### [OBJECTIVE]
The records below hold a stretch from the line with "Recreate this image" through the line with "fig = go.Figure()"; return exactly those lines, ends included, and nothing more.

### [DATA ENTRIES]
-----

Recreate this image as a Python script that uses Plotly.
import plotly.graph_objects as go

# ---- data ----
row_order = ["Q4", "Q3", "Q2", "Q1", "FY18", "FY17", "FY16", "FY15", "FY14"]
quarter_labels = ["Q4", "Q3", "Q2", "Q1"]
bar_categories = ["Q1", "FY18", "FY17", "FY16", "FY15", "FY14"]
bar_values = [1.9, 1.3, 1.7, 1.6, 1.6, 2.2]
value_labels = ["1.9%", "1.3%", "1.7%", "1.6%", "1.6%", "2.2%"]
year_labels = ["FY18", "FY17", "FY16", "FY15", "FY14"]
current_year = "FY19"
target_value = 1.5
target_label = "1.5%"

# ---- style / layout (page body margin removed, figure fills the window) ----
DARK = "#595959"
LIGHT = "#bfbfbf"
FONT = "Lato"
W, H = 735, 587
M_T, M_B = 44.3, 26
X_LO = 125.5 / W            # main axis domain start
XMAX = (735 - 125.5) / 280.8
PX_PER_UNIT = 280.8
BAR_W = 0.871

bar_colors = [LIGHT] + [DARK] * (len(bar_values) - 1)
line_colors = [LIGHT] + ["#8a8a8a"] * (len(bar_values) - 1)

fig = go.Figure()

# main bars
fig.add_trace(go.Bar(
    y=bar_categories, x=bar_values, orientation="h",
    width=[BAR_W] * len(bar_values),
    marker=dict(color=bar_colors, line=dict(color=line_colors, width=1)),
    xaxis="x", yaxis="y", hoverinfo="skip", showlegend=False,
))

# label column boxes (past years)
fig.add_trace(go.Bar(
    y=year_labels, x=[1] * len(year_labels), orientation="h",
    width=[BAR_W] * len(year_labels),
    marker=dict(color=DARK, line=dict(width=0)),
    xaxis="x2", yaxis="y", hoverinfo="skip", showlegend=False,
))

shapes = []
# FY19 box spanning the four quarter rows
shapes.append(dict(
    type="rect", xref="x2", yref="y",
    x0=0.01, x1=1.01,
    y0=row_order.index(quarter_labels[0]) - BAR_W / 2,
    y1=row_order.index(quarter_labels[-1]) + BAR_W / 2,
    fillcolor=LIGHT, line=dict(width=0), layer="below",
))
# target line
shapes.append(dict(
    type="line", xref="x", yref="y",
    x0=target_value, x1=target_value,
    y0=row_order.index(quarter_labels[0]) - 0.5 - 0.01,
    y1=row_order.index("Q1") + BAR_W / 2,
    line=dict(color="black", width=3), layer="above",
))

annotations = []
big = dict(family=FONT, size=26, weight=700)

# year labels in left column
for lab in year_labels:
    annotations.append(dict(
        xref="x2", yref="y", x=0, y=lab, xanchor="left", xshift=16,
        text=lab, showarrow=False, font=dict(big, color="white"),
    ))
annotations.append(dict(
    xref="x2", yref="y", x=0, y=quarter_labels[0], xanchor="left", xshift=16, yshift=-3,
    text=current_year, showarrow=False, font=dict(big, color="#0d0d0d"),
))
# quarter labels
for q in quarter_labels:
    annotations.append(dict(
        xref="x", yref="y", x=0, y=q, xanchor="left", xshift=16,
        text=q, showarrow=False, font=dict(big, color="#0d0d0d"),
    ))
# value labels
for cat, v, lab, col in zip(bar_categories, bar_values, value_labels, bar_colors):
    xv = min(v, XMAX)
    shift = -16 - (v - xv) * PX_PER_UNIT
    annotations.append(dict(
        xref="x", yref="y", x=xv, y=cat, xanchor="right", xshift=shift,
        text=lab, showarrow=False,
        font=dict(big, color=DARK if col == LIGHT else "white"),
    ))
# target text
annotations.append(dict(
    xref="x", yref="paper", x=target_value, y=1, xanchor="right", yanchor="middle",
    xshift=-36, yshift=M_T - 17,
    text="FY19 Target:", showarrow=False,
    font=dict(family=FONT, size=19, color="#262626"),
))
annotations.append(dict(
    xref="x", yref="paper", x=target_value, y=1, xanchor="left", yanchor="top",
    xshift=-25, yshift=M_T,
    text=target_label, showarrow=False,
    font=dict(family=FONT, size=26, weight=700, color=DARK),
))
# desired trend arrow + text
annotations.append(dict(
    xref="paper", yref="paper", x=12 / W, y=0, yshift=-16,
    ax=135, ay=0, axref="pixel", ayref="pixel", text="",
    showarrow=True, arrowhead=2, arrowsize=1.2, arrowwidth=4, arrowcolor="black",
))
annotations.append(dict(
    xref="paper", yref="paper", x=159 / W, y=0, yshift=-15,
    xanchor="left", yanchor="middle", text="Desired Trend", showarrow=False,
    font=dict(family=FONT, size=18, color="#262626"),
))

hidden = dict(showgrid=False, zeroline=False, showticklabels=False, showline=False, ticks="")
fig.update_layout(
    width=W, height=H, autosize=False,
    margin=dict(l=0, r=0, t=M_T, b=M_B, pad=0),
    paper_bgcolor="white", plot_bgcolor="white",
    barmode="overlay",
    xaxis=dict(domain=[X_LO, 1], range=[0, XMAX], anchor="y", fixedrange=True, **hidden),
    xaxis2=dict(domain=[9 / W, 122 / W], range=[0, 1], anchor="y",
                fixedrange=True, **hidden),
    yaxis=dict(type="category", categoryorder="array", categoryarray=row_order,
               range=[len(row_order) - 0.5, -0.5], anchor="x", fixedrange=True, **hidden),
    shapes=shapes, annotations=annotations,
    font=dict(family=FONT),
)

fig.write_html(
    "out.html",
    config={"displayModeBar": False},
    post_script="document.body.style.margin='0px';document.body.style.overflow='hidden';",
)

-----

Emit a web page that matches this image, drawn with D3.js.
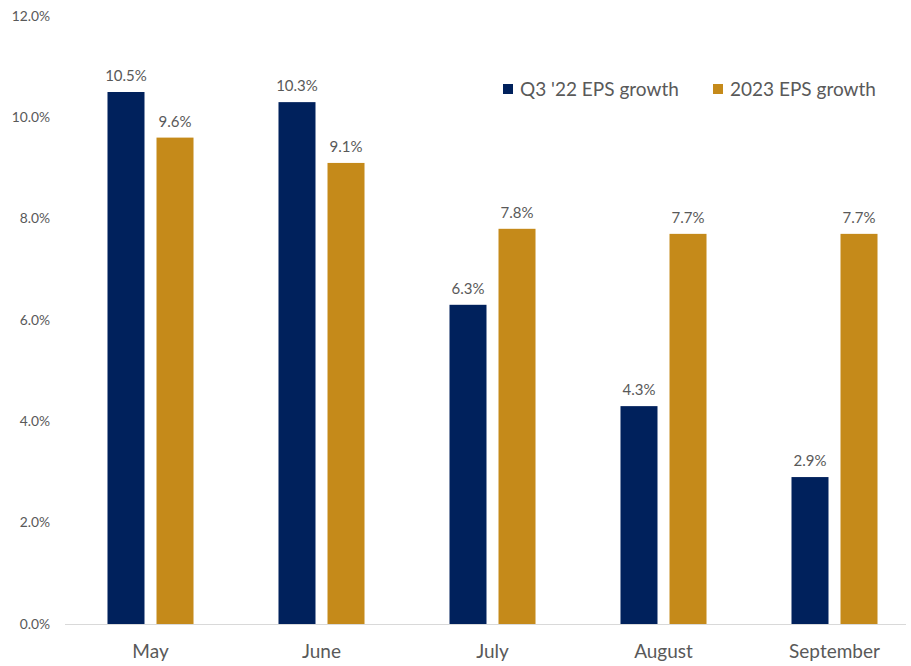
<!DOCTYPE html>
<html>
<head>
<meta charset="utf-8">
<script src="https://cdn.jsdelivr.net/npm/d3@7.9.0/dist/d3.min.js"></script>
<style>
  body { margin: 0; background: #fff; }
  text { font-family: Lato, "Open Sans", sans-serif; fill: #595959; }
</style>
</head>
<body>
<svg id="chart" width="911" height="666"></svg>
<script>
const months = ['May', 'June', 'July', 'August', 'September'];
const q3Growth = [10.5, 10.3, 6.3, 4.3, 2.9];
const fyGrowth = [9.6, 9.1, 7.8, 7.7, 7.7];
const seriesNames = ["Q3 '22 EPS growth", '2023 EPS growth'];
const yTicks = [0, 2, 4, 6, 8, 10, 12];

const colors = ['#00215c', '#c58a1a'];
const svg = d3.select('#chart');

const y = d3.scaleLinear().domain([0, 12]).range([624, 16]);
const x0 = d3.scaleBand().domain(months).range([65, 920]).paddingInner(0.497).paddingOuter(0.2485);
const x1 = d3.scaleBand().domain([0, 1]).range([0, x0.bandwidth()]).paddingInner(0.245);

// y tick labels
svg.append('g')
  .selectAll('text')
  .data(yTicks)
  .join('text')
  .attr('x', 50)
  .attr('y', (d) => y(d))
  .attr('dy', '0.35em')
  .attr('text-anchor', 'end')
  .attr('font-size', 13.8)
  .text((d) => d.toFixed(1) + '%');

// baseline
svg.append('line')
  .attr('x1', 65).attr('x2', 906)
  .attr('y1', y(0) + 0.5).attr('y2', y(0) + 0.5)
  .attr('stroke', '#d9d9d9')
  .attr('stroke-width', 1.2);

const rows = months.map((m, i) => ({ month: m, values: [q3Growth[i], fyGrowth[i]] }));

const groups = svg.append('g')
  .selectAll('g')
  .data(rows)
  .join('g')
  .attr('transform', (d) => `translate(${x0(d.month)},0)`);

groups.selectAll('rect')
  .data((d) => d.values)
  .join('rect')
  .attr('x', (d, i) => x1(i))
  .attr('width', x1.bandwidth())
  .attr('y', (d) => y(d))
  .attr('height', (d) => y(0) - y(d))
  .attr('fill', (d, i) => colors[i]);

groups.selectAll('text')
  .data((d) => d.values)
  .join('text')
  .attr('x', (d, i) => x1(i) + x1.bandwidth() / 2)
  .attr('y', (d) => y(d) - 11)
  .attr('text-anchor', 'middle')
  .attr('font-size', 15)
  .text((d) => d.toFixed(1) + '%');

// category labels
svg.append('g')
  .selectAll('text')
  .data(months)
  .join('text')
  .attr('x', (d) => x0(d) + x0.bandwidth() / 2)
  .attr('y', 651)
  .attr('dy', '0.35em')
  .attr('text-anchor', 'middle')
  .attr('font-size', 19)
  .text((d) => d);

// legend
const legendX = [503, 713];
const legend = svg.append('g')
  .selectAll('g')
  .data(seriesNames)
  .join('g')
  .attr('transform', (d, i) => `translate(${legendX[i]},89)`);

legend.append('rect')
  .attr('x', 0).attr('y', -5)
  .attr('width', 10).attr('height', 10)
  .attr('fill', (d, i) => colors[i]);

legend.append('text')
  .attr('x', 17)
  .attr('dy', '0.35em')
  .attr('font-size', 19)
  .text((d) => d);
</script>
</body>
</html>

-----

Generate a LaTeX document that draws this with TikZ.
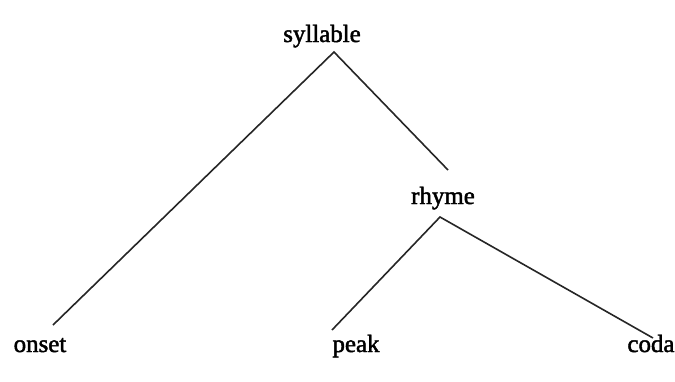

-----

### [THE OUTPUT]
Recreate this image as a Python script that uses Plotly.
import plotly.graph_objects as go

# ---- data ----
row_order = ["Q4", "Q3", "Q2", "Q1", "FY18", "FY17", "FY16", "FY15", "FY14"]
quarter_labels = ["Q4", "Q3", "Q2", "Q1"]
bar_categories = ["Q1", "FY18", "FY17", "FY16", "FY15", "FY14"]
bar_values = [1.9, 1.3, 1.7, 1.6, 1.6, 2.2]
value_labels = ["1.9%", "1.3%", "1.7%", "1.6%", "1.6%", "2.2%"]
year_labels = ["FY18", "FY17", "FY16", "FY15", "FY14"]
current_year = "FY19"
target_value = 1.5
target_label = "1.5%"

# ---- style / layout (page body margin removed, figure fills the window) ----
DARK = "#595959"
LIGHT = "#bfbfbf"
FONT = "Lato"
W, H = 735, 587
M_T, M_B = 44.3, 26
X_LO = 125.5 / W            # main axis domain start
XMAX = (735 - 125.5) / 280.8
PX_PER_UNIT = 280.8
BAR_W = 0.871

bar_colors = [LIGHT] + [DARK] * (len(bar_values) - 1)
line_colors = [LIGHT] + ["#8a8a8a"] * (len(bar_values) - 1)

fig = go.Figure()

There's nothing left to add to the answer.